§ **WRITTEN EXERCISE**:
Copy everything in the listing below word for word, apart from any images.

****************************************

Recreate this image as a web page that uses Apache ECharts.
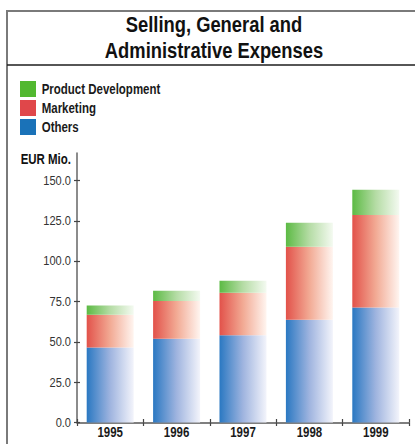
<!DOCTYPE html>
<html>
<head>
<meta charset="utf-8">
<style>
  html, body { margin: 0; padding: 0; background: #ffffff; }
  #chart { width: 415px; height: 444px; }
</style>
<script src="https://cdn.jsdelivr.net/npm/echarts@6/dist/echarts.min.js"></script>
</head>
<body>
<div id="chart"></div>
<script>
// SG&A expenses by year, EUR millions
const years = ['1995', '1996', '1997', '1998', '1999'];
const others = [46.5, 51.9, 54.0, 63.7, 71.3];
const marketing = [20.3, 23.4, 26.4, 45.2, 57.3];
const productDevelopment = [5.7, 6.3, 7.4, 14.9, 15.7];
const yTicks = [0, 25, 50, 75, 100, 125, 150];

const seriesNames = ['Others', 'Marketing', 'Product Development'];
const legendOrder = ['Product Development', 'Marketing', 'Others'];
const solidColors = { 'Product Development': '#52b830', 'Marketing': '#e0474a', 'Others': '#1a72b8' };

// Arial-metric sans, squeezed horizontally to a narrow cut
const FONT = "'Liberation Sans', Arial, sans-serif";
const NARROW = 0.82;

function hGrad(c0, c1, c2) {
  return new echarts.graphic.LinearGradient(0, 0, 1, 0, [
    { offset: 0, color: c0 },
    { offset: 0.5, color: c1 },
    { offset: 1, color: c2 }
  ]);
}

function narrowText(text, x, y, size, weight, color, align, squeeze) {
  return {
    type: 'text', x: x, y: y, scaleX: squeeze || NARROW, scaleY: 1,
    style: {
      text: text, fontFamily: FONT, fontSize: size, fontWeight: weight,
      fill: color, align: align, verticalAlign: 'middle'
    }
  };
}

const chart = echarts.init(document.getElementById('chart'), null, { renderer: 'svg' });

const tickStyle = { color: '#444444', width: 1.2 };

chart.setOption({
  animation: false,
  backgroundColor: '#ffffff',
  grid: { left: 77, right: 6, top: 153, bottom: 21.5 },
  xAxis: [
    {
      type: 'category',
      data: years,
      axisLine: { lineStyle: { color: '#555555', width: 1.5 } },
      axisTick: { show: true, length: 3.5, lineStyle: tickStyle },
      axisLabel: { show: false }
    },
    {
      type: 'category',
      data: years,
      position: 'bottom',
      axisLine: { show: false },
      axisTick: { show: true, inside: true, length: 3.5, lineStyle: tickStyle },
      axisLabel: { show: false }
    }
  ],
  yAxis: [
    {
      type: 'value',
      min: 0, max: 167, interval: 25,
      axisLine: { show: true, lineStyle: { color: '#666666', width: 1.5 } },
      axisTick: { show: true, length: 3, customValues: yTicks, lineStyle: tickStyle },
      axisLabel: { show: false },
      splitLine: { show: false }
    },
    {
      type: 'value',
      min: 0, max: 167, interval: 25,
      position: 'left',
      axisLine: { show: false },
      axisTick: { show: true, inside: true, length: 3, customValues: yTicks, lineStyle: tickStyle },
      axisLabel: { show: false },
      splitLine: { show: false }
    }
  ],
  series: [
    {
      name: seriesNames[0], type: 'bar', stack: 'sga', barWidth: 47,
      data: others,
      itemStyle: { color: hGrad('#2a78c2', '#9fb4df', '#f3f4fb') }
    },
    {
      name: seriesNames[1], type: 'bar', stack: 'sga', barWidth: 47,
      data: marketing,
      itemStyle: { color: hGrad('#e2524a', '#f2aa94', '#fff5f0') }
    },
    {
      name: seriesNames[2], type: 'bar', stack: 'sga', barWidth: 47,
      data: productDevelopment,
      itemStyle: { color: hGrad('#5cba44', '#b5dca5', '#f4faf1') }
    }
  ]
});

// Frame, title, legend and axis texts in the narrow lettering
const g = [
  { type: 'line', shape: { x1: 7, y1: 11, x2: 415, y2: 11 }, style: { stroke: '#7a7a7a', lineWidth: 2 } },
  { type: 'line', shape: { x1: 7, y1: 10, x2: 7, y2: 444 }, style: { stroke: '#7a7a7a', lineWidth: 2 } },
  { type: 'line', shape: { x1: 7, y1: 65, x2: 415, y2: 65 }, style: { stroke: '#1e1e1e', lineWidth: 1.5 } },
  narrowText('Selling, General and', 214, 24.7, 22, 'bold', '#111111', 'center', 0.835),
  narrowText('Administrative Expenses', 214, 50.7, 22, 'bold', '#111111', 'center', 0.835),
  narrowText('EUR Mio.', 71, 158.6, 14, 'bold', '#111111', 'right')
];

legendOrder.forEach((name, i) => {
  const top = 81 + i * 19;
  g.push({ type: 'rect', shape: { x: 20, y: top, width: 16, height: 16 }, style: { fill: solidColors[name] } });
  g.push(narrowText(name, 41.7, top + 8, 14, 'bold', '#1a1a1a', 'left'));
});

yTicks.forEach(v => {
  const py = chart.convertToPixel({ yAxisIndex: 0 }, v);
  g.push(narrowText(v.toFixed(1), 71, py, 13.5, 'normal', '#333333', 'right'));
});

years.forEach((yr, i) => {
  const px = chart.convertToPixel({ xAxisIndex: 0 }, i);
  g.push(narrowText(yr, px, 431.6, 14, 'bold', '#1a1a1a', 'center'));
});

chart.setOption({ graphic: g });
</script>
</body>
</html>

****************************************

§ **EXERCISE RESULT**:
Recreate this image as a web page that uses Apache ECharts.
<!DOCTYPE html>
<html>
<head>
<meta charset="utf-8">
<style>
  html, body { margin: 0; padding: 0; background: #ffffff; }
  #chart { width: 415px; height: 444px; }
</style>
<script src="https://cdn.jsdelivr.net/npm/echarts@6/dist/echarts.min.js"></script>
</head>
<body>
<div id="chart"></div>
<script>
// SG&A expenses by year, EUR millions
const years = ['1995', '1996', '1997', '1998', '1999'];
const others = [46.5, 51.9, 54.0, 63.7, 71.3];
const marketing = [20.3, 23.4, 26.4, 45.2, 57.3];
const productDevelopment = [5.7, 6.3, 7.4, 14.9, 15.7];
const yTicks = [0, 25, 50, 75, 100, 125, 150];

const seriesNames = ['Others', 'Marketing', 'Product Development'];
const legendOrder = ['Product Development', 'Marketing', 'Others'];
const solidColors = { 'Product Development': '#52b830', 'Marketing': '#e0474a', 'Others': '#1a72b8' };

// Arial-metric sans, squeezed horizontally to a narrow cut
const FONT = "'Liberation Sans', Arial, sans-serif";
const NARROW = 0.82;

function hGrad(c0, c1, c2) {
  return new echarts.graphic.LinearGradient(0, 0, 1, 0, [
    { offset: 0, color: c0 },
    { offset: 0.5, color: c1 },
    { offset: 1, color: c2 }
  ]);
}

function narrowText(text, x, y, size, weight, color, align, squeeze) {
  return {
    type: 'text', x: x, y: y, scaleX: squeeze || NARROW, scaleY: 1,
    style: {
      text: text, fontFamily: FONT, fontSize: size, fontWeight: weight,
      fill: color, align: align, verticalAlign: 'middle'
    }
  };
}

const chart = echarts.init(document.getElementById('chart'), null, { renderer: 'svg' });

const tickStyle = { color: '#444444', width: 1.2 };

chart.setOption({
  animation: false,
  backgroundColor: '#ffffff',
  grid: { left: 77, right: 6, top: 153, bottom: 21.5 },
  xAxis: [
    {
      type: 'category',
      data: years,
      axisLine: { lineStyle: { color: '#555555', width: 1.5 } },
      axisTick: { show: true, length: 3.5, lineStyle: tickStyle },
      axisLabel: { show: false }
    },
    {
      type: 'category',
      data: years,
      position: 'bottom',
      axisLine: { show: false },
      axisTick: { show: true, inside: true, length: 3.5, lineStyle: tickStyle },
      axisLabel: { show: false }
    }
  ],
  yAxis: [
    {
      type: 'value',
      min: 0, max: 167, interval: 25,
      axisLine: { show: true, lineStyle: { color: '#666666', width: 1.5 } },
      axisTick: { show: true, length: 3, customValues: yTicks, lineStyle: tickStyle },
      axisLabel: { show: false },
      splitLine: { show: false }
    },
    {
      type: 'value',
      min: 0, max: 167, interval: 25,
      position: 'left',
      axisLine: { show: false },
      axisTick: { show: true, inside: true, length: 3, customValues: yTicks, lineStyle: tickStyle },
      axisLabel: { show: false },
      splitLine: { show: false }
    }
  ],
  series: [
    {
      name: seriesNames[0], type: 'bar', stack: 'sga', barWidth: 47,
      data: others,
      itemStyle: { color: hGrad('#2a78c2', '#9fb4df', '#f3f4fb') }
    },
    {
      name: seriesNames[1], type: 'bar', stack: 'sga', barWidth: 47,
      data: marketing,
      itemStyle: { color: hGrad('#e2524a', '#f2aa94', '#fff5f0') }
    },
    {
      name: seriesNames[2], type: 'bar', stack: 'sga', barWidth: 47,
      data: productDevelopment,
      itemStyle: { color: hGrad('#5cba44', '#b5dca5', '#f4faf1') }
    }
  ]
});

// Frame, title, legend and axis texts in the narrow lettering
const g = [
  { type: 'line', shape: { x1: 7, y1: 11, x2: 415, y2: 11 }, style: { stroke: '#7a7a7a', lineWidth: 2 } },
  { type: 'line', shape: { x1: 7, y1: 10, x2: 7, y2: 444 }, style: { stroke: '#7a7a7a', lineWidth: 2 } },
  { type: 'line', shape: { x1: 7, y1: 65, x2: 415, y2: 65 }, style: { stroke: '#1e1e1e', lineWidth: 1.5 } },
  narrowText('Selling, General and', 214, 24.7, 22, 'bold', '#111111', 'center', 0.835),
  narrowText('Administrative Expenses', 214, 50.7, 22, 'bold', '#111111', 'center', 0.835),
  narrowText('EUR Mio.', 71, 158.6, 14, 'bold', '#111111', 'right')
];

legendOrder.forEach((name, i) => {
  const top = 81 + i * 19;
  g.push({ type: 'rect', shape: { x: 20, y: top, width: 16, height: 16 }, style: { fill: solidColors[name] } });
  g.push(narrowText(name, 41.7, top + 8, 14, 'bold', '#1a1a1a', 'left'));
});

yTicks.forEach(v => {
  const py = chart.convertToPixel({ yAxisIndex: 0 }, v);
  g.push(narrowText(v.toFixed(1), 71, py, 13.5, 'normal', '#333333', 'right'));
});

years.forEach((yr, i) => {
  const px = chart.convertToPixel({ xAxisIndex: 0 }, i);
  g.push(narrowText(yr, px, 431.6, 14, 'bold', '#1a1a1a', 'center'));
});

chart.setOption({ graphic: g });
</script>
</body>
</html>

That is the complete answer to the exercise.